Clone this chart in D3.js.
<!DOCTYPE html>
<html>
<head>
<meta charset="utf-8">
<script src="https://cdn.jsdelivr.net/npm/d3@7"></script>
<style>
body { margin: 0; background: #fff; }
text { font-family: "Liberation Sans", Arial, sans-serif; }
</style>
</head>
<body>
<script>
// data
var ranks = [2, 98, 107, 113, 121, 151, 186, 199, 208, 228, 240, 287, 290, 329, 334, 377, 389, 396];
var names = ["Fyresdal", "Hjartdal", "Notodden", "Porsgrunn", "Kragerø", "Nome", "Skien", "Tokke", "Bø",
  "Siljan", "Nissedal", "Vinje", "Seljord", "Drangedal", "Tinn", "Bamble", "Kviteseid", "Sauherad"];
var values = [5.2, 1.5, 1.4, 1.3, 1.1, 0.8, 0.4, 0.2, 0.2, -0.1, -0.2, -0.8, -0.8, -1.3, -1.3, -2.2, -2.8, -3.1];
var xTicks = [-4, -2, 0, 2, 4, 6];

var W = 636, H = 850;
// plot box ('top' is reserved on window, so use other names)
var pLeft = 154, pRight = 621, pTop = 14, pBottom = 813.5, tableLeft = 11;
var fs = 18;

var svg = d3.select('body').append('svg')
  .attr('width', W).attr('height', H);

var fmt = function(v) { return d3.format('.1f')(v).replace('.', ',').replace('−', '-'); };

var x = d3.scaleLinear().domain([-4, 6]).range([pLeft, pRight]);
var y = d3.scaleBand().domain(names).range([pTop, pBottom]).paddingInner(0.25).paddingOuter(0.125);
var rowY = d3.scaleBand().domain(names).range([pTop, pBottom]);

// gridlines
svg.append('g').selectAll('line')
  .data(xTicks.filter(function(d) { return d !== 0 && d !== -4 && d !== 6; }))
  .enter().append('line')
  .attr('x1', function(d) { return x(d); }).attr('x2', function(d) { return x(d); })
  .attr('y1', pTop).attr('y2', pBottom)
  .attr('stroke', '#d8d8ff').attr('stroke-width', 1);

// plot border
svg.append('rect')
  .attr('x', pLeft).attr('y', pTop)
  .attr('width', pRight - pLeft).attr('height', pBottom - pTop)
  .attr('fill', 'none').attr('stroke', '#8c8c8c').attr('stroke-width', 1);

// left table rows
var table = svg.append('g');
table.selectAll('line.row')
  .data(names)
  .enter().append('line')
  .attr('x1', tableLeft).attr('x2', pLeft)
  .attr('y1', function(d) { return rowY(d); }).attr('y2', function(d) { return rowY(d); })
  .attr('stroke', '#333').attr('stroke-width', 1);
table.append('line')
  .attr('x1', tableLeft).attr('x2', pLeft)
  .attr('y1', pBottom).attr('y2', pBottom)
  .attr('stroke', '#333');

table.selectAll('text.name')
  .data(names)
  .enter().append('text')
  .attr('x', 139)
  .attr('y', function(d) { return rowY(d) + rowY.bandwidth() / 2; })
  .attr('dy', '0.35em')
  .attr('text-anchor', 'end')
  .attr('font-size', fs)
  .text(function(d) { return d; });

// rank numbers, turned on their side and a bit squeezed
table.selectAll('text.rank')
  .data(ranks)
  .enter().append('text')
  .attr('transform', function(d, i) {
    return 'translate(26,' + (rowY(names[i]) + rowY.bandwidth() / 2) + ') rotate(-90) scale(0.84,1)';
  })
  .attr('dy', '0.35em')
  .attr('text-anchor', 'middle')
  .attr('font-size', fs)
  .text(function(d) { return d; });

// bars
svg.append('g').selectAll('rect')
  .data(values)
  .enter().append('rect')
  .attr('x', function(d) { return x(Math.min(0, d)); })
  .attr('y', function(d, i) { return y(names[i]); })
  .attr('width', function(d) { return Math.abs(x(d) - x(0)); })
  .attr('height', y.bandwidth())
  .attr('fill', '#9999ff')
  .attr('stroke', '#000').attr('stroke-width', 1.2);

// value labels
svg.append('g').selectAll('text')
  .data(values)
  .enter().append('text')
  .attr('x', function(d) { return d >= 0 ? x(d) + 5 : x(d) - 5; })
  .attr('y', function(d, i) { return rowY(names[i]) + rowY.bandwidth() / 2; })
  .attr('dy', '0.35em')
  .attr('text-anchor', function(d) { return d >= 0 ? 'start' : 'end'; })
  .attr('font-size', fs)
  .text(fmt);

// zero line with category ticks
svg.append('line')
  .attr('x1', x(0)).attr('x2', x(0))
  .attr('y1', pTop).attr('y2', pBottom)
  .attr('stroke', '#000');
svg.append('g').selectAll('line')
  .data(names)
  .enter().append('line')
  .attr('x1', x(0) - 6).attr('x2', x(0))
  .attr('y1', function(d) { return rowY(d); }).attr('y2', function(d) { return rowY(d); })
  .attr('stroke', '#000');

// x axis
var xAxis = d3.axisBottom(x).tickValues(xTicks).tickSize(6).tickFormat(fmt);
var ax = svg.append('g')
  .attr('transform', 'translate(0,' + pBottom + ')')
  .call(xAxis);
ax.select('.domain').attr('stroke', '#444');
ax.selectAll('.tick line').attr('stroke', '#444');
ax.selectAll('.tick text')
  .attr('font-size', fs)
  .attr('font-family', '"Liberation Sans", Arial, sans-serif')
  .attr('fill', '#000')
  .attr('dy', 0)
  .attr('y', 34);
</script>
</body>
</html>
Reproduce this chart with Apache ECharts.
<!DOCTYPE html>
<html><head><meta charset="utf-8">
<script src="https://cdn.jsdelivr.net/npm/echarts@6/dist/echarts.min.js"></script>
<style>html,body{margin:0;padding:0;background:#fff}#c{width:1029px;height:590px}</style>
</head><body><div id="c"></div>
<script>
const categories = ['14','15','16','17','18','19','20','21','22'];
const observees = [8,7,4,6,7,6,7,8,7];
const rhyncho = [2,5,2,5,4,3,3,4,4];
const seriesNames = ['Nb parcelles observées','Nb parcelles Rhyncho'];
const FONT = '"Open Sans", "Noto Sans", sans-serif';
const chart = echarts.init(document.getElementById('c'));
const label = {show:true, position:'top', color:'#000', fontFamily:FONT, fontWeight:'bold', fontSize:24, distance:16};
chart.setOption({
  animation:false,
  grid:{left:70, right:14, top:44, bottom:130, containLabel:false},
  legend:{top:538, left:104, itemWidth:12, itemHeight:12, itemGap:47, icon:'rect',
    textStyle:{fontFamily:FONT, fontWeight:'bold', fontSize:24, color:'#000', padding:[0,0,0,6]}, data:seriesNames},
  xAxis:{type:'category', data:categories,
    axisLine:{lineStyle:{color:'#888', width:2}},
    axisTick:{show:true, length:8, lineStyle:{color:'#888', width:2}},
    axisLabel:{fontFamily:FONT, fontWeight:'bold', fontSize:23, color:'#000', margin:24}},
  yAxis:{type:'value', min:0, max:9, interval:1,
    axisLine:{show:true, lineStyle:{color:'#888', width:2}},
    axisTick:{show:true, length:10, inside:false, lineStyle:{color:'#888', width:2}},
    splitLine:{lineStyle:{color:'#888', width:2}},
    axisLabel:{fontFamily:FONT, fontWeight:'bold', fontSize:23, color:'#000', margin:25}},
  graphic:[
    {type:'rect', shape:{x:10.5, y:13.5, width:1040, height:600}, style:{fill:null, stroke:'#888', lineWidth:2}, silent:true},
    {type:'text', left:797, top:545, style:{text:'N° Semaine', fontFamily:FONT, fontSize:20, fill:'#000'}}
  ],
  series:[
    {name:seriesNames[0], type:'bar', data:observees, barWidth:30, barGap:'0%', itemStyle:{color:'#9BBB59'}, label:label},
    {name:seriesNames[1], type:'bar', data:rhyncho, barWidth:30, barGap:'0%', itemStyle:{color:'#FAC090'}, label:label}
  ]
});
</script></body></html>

#### [REQUIRED TASK]
Copy all data exactly, start to finish.

#### [ANSWER TO THE EXERCISE]
Clone this chart in D3.js.
<!DOCTYPE html>
<html>
<head>
<meta charset="utf-8">
<script src="https://cdn.jsdelivr.net/npm/d3@7"></script>
<style>
body { margin: 0; background: #fff; }
text { font-family: "Liberation Sans", Arial, sans-serif; }
</style>
</head>
<body>
<script>
// data
var ranks = [2, 98, 107, 113, 121, 151, 186, 199, 208, 228, 240, 287, 290, 329, 334, 377, 389, 396];
var names = ["Fyresdal", "Hjartdal", "Notodden", "Porsgrunn", "Kragerø", "Nome", "Skien", "Tokke", "Bø",
  "Siljan", "Nissedal", "Vinje", "Seljord", "Drangedal", "Tinn", "Bamble", "Kviteseid", "Sauherad"];
var values = [5.2, 1.5, 1.4, 1.3, 1.1, 0.8, 0.4, 0.2, 0.2, -0.1, -0.2, -0.8, -0.8, -1.3, -1.3, -2.2, -2.8, -3.1];
var xTicks = [-4, -2, 0, 2, 4, 6];

var W = 636, H = 850;
// plot box ('top' is reserved on window, so use other names)
var pLeft = 154, pRight = 621, pTop = 14, pBottom = 813.5, tableLeft = 11;
var fs = 18;

var svg = d3.select('body').append('svg')
  .attr('width', W).attr('height', H);

var fmt = function(v) { return d3.format('.1f')(v).replace('.', ',').replace('−', '-'); };

var x = d3.scaleLinear().domain([-4, 6]).range([pLeft, pRight]);
var y = d3.scaleBand().domain(names).range([pTop, pBottom]).paddingInner(0.25).paddingOuter(0.125);
var rowY = d3.scaleBand().domain(names).range([pTop, pBottom]);

// gridlines
svg.append('g').selectAll('line')
  .data(xTicks.filter(function(d) { return d !== 0 && d !== -4 && d !== 6; }))
  .enter().append('line')
  .attr('x1', function(d) { return x(d); }).attr('x2', function(d) { return x(d); })
  .attr('y1', pTop).attr('y2', pBottom)
  .attr('stroke', '#d8d8ff').attr('stroke-width', 1);

// plot border
svg.append('rect')
  .attr('x', pLeft).attr('y', pTop)
  .attr('width', pRight - pLeft).attr('height', pBottom - pTop)
  .attr('fill', 'none').attr('stroke', '#8c8c8c').attr('stroke-width', 1);

// left table rows
var table = svg.append('g');
table.selectAll('line.row')
  .data(names)
  .enter().append('line')
  .attr('x1', tableLeft).attr('x2', pLeft)
  .attr('y1', function(d) { return rowY(d); }).attr('y2', function(d) { return rowY(d); })
  .attr('stroke', '#333').attr('stroke-width', 1);
table.append('line')
  .attr('x1', tableLeft).attr('x2', pLeft)
  .attr('y1', pBottom).attr('y2', pBottom)
  .attr('stroke', '#333');

table.selectAll('text.name')
  .data(names)
  .enter().append('text')
  .attr('x', 139)
  .attr('y', function(d) { return rowY(d) + rowY.bandwidth() / 2; })
  .attr('dy', '0.35em')
  .attr('text-anchor', 'end')
  .attr('font-size', fs)
  .text(function(d) { return d; });

// rank numbers, turned on their side and a bit squeezed
table.selectAll('text.rank')
  .data(ranks)
  .enter().append('text')
  .attr('transform', function(d, i) {
    return 'translate(26,' + (rowY(names[i]) + rowY.bandwidth() / 2) + ') rotate(-90) scale(0.84,1)';
  })
  .attr('dy', '0.35em')
  .attr('text-anchor', 'middle')
  .attr('font-size', fs)
  .text(function(d) { return d; });

// bars
svg.append('g').selectAll('rect')
  .data(values)
  .enter().append('rect')
  .attr('x', function(d) { return x(Math.min(0, d)); })
  .attr('y', function(d, i) { return y(names[i]); })
  .attr('width', function(d) { return Math.abs(x(d) - x(0)); })
  .attr('height', y.bandwidth())
  .attr('fill', '#9999ff')
  .attr('stroke', '#000').attr('stroke-width', 1.2);

// value labels
svg.append('g').selectAll('text')
  .data(values)
  .enter().append('text')
  .attr('x', function(d) { return d >= 0 ? x(d) + 5 : x(d) - 5; })
  .attr('y', function(d, i) { return rowY(names[i]) + rowY.bandwidth() / 2; })
  .attr('dy', '0.35em')
  .attr('text-anchor', function(d) { return d >= 0 ? 'start' : 'end'; })
  .attr('font-size', fs)
  .text(fmt);

// zero line with category ticks
svg.append('line')
  .attr('x1', x(0)).attr('x2', x(0))
  .attr('y1', pTop).attr('y2', pBottom)
  .attr('stroke', '#000');
svg.append('g').selectAll('line')
  .data(names)
  .enter().append('line')
  .attr('x1', x(0) - 6).attr('x2', x(0))
  .attr('y1', function(d) { return rowY(d); }).attr('y2', function(d) { return rowY(d); })
  .attr('stroke', '#000');

// x axis
var xAxis = d3.axisBottom(x).tickValues(xTicks).tickSize(6).tickFormat(fmt);
var ax = svg.append('g')
  .attr('transform', 'translate(0,' + pBottom + ')')
  .call(xAxis);
ax.select('.domain').attr('stroke', '#444');
ax.selectAll('.tick line').attr('stroke', '#444');
ax.selectAll('.tick text')
  .attr('font-size', fs)
  .attr('font-family', '"Liberation Sans", Arial, sans-serif')
  .attr('fill', '#000')
  .attr('dy', 0)
  .attr('y', 34);
</script>
</body>
</html>
Reproduce this chart with Apache ECharts.
<!DOCTYPE html>
<html><head><meta charset="utf-8">
<script src="https://cdn.jsdelivr.net/npm/echarts@6/dist/echarts.min.js"></script>
<style>html,body{margin:0;padding:0;background:#fff}#c{width:1029px;height:590px}</style>
</head><body><div id="c"></div>
<script>
const categories = ['14','15','16','17','18','19','20','21','22'];
const observees = [8,7,4,6,7,6,7,8,7];
const rhyncho = [2,5,2,5,4,3,3,4,4];
const seriesNames = ['Nb parcelles observées','Nb parcelles Rhyncho'];
const FONT = '"Open Sans", "Noto Sans", sans-serif';
const chart = echarts.init(document.getElementById('c'));
const label = {show:true, position:'top', color:'#000', fontFamily:FONT, fontWeight:'bold', fontSize:24, distance:16};
chart.setOption({
  animation:false,
  grid:{left:70, right:14, top:44, bottom:130, containLabel:false},
  legend:{top:538, left:104, itemWidth:12, itemHeight:12, itemGap:47, icon:'rect',
    textStyle:{fontFamily:FONT, fontWeight:'bold', fontSize:24, color:'#000', padding:[0,0,0,6]}, data:seriesNames},
  xAxis:{type:'category', data:categories,
    axisLine:{lineStyle:{color:'#888', width:2}},
    axisTick:{show:true, length:8, lineStyle:{color:'#888', width:2}},
    axisLabel:{fontFamily:FONT, fontWeight:'bold', fontSize:23, color:'#000', margin:24}},
  yAxis:{type:'value', min:0, max:9, interval:1,
    axisLine:{show:true, lineStyle:{color:'#888', width:2}},
    axisTick:{show:true, length:10, inside:false, lineStyle:{color:'#888', width:2}},
    splitLine:{lineStyle:{color:'#888', width:2}},
    axisLabel:{fontFamily:FONT, fontWeight:'bold', fontSize:23, color:'#000', margin:25}},
  graphic:[
    {type:'rect', shape:{x:10.5, y:13.5, width:1040, height:600}, style:{fill:null, stroke:'#888', lineWidth:2}, silent:true},
    {type:'text', left:797, top:545, style:{text:'N° Semaine', fontFamily:FONT, fontSize:20, fill:'#000'}}
  ],
  series:[
    {name:seriesNames[0], type:'bar', data:observees, barWidth:30, barGap:'0%', itemStyle:{color:'#9BBB59'}, label:label},
    {name:seriesNames[1], type:'bar', data:rhyncho, barWidth:30, barGap:'0%', itemStyle:{color:'#FAC090'}, label:label}
  ]
});
</script></body></html>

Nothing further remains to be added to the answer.